(YOUR TASK) Repeat the lines exactly from the line that contains "Convert this chart to D3.js code." through the line that contains "6.7, 5.6, 4.3];"; leave images out and add nothing.

(SUPPLIED RECORDS)
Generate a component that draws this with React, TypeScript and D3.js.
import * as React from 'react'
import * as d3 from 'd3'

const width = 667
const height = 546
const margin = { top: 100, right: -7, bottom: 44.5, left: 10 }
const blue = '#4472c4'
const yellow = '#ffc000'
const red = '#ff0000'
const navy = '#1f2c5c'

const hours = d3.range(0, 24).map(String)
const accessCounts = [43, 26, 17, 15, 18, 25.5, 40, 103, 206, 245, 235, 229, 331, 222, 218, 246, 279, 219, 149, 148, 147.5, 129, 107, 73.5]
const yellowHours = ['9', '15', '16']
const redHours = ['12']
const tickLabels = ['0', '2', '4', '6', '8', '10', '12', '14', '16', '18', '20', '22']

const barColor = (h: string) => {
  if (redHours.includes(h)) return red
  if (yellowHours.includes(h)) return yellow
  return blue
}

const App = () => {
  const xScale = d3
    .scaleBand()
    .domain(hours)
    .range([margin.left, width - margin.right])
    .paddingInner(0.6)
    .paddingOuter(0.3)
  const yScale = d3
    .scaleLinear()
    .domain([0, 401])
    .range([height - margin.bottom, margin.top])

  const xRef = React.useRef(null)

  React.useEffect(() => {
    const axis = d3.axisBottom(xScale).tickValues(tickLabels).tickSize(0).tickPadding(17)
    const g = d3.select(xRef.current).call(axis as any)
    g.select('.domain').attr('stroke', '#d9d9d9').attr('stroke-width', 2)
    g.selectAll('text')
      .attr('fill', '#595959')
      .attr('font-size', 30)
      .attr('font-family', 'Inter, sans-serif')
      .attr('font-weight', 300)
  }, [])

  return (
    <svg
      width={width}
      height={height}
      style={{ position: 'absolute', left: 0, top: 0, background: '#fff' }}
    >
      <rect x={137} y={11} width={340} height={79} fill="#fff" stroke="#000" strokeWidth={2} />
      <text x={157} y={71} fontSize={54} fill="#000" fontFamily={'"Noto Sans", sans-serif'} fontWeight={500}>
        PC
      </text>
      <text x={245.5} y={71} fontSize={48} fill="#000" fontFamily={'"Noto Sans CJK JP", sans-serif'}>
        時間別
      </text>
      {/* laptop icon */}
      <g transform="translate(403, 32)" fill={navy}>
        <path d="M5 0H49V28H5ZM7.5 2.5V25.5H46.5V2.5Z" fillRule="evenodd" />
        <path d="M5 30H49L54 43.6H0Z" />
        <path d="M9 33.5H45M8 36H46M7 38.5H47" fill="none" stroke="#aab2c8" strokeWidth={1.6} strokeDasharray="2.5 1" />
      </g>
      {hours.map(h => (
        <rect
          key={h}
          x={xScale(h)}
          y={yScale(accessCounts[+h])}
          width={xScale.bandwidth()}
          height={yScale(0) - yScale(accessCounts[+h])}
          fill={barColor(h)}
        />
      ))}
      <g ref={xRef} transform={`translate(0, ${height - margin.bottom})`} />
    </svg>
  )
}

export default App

--

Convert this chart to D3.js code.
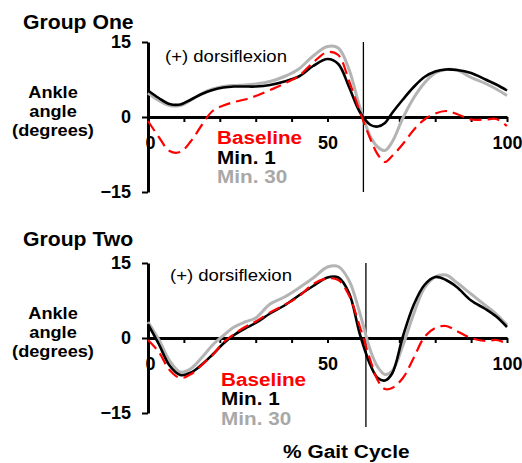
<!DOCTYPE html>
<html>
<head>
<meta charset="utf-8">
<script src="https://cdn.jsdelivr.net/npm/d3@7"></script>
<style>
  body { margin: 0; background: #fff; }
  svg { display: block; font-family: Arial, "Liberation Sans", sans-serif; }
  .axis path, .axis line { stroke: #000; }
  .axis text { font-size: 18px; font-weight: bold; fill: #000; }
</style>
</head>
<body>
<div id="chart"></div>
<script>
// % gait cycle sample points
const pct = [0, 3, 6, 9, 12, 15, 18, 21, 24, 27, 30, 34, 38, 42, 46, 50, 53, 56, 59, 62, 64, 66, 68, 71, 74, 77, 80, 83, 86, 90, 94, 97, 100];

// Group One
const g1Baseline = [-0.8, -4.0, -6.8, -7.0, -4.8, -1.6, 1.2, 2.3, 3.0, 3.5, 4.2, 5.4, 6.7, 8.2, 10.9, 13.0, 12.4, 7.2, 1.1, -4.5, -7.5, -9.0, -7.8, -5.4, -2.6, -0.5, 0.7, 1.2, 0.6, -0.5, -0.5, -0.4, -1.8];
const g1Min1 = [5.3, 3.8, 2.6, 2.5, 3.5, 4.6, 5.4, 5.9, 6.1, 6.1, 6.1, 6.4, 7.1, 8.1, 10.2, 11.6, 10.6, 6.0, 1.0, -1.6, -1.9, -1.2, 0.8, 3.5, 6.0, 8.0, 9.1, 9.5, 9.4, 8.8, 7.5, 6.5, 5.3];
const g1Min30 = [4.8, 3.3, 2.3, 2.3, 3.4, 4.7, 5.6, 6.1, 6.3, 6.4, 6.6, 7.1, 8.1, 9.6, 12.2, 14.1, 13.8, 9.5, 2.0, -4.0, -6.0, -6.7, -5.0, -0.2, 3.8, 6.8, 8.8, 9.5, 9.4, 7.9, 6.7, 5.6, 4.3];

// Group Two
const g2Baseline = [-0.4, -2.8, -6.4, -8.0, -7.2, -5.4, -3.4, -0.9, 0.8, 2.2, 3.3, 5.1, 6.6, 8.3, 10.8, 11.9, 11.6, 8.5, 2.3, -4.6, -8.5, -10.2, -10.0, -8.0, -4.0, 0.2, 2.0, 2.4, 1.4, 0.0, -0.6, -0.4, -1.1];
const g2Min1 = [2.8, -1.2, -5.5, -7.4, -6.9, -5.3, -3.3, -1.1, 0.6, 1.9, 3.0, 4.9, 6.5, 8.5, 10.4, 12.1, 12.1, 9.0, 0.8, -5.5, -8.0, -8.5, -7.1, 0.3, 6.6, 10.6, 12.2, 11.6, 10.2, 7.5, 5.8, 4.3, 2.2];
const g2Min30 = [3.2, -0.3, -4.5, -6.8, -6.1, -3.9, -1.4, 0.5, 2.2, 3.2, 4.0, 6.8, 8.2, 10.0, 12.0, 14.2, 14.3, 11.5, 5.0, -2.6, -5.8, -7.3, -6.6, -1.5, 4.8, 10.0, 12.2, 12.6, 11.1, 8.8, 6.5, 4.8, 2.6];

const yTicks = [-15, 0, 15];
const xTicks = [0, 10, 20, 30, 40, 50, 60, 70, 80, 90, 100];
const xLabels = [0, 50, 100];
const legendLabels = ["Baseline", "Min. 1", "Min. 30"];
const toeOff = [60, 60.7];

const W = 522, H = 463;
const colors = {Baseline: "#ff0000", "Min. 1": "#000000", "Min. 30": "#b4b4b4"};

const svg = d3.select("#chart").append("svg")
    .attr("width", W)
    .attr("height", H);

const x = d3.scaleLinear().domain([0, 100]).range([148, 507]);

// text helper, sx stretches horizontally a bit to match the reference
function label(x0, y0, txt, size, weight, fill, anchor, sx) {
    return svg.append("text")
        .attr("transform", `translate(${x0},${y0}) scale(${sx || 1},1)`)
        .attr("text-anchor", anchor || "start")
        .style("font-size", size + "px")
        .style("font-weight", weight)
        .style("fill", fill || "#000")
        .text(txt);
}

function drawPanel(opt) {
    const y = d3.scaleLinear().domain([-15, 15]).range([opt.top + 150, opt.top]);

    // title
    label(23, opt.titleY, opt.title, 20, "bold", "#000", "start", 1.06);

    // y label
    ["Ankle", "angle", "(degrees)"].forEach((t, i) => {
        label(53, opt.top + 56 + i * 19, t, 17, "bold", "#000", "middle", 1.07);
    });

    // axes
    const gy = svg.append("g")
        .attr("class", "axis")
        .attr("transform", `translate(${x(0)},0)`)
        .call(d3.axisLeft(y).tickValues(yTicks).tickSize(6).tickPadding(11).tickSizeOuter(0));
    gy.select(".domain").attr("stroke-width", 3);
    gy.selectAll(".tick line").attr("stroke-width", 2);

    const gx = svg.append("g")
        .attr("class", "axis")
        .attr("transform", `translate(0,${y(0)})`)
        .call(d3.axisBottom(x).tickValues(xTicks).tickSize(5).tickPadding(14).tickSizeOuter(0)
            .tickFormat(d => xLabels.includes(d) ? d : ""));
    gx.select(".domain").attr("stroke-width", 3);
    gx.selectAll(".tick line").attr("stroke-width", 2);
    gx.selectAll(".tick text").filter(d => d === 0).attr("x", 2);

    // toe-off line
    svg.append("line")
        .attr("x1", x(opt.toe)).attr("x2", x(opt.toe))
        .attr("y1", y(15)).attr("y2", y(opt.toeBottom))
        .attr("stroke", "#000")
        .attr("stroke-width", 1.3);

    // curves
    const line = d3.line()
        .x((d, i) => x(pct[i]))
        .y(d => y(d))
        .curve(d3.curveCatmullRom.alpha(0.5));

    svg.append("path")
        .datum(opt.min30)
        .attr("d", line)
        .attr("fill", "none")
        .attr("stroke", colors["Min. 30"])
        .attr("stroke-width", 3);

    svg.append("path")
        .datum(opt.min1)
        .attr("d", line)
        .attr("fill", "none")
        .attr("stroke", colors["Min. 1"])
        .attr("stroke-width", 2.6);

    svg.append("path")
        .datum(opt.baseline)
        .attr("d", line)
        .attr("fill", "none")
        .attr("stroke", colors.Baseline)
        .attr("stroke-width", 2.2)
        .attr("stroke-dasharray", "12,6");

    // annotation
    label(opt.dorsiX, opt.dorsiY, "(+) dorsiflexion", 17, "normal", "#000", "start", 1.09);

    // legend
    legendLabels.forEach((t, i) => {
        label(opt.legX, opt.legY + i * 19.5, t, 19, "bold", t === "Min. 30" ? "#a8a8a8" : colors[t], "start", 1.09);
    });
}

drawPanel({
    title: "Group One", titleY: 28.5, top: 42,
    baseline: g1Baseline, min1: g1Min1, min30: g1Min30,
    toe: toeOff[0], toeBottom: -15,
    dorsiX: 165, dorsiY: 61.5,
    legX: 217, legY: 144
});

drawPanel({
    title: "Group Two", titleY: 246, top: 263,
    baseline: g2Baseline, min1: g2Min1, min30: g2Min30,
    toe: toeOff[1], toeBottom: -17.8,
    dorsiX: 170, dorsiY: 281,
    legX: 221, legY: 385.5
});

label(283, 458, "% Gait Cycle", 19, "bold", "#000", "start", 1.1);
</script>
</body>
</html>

(THE REPLY)
Convert this chart to D3.js code.
<!DOCTYPE html>
<html>
<head>
<meta charset="utf-8">
<script src="https://cdn.jsdelivr.net/npm/d3@7"></script>
<style>
  body { margin: 0; background: #fff; }
  svg { display: block; font-family: Arial, "Liberation Sans", sans-serif; }
  .axis path, .axis line { stroke: #000; }
  .axis text { font-size: 18px; font-weight: bold; fill: #000; }
</style>
</head>
<body>
<div id="chart"></div>
<script>
// % gait cycle sample points
const pct = [0, 3, 6, 9, 12, 15, 18, 21, 24, 27, 30, 34, 38, 42, 46, 50, 53, 56, 59, 62, 64, 66, 68, 71, 74, 77, 80, 83, 86, 90, 94, 97, 100];

// Group One
const g1Baseline = [-0.8, -4.0, -6.8, -7.0, -4.8, -1.6, 1.2, 2.3, 3.0, 3.5, 4.2, 5.4, 6.7, 8.2, 10.9, 13.0, 12.4, 7.2, 1.1, -4.5, -7.5, -9.0, -7.8, -5.4, -2.6, -0.5, 0.7, 1.2, 0.6, -0.5, -0.5, -0.4, -1.8];
const g1Min1 = [5.3, 3.8, 2.6, 2.5, 3.5, 4.6, 5.4, 5.9, 6.1, 6.1, 6.1, 6.4, 7.1, 8.1, 10.2, 11.6, 10.6, 6.0, 1.0, -1.6, -1.9, -1.2, 0.8, 3.5, 6.0, 8.0, 9.1, 9.5, 9.4, 8.8, 7.5, 6.5, 5.3];
const g1Min30 = [4.8, 3.3, 2.3, 2.3, 3.4, 4.7, 5.6, 6.1, 6.3, 6.4, 6.6, 7.1, 8.1, 9.6, 12.2, 14.1, 13.8, 9.5, 2.0, -4.0, -6.0, -6.7, -5.0, -0.2, 3.8, 6.8, 8.8, 9.5, 9.4, 7.9, 6.7, 5.6, 4.3];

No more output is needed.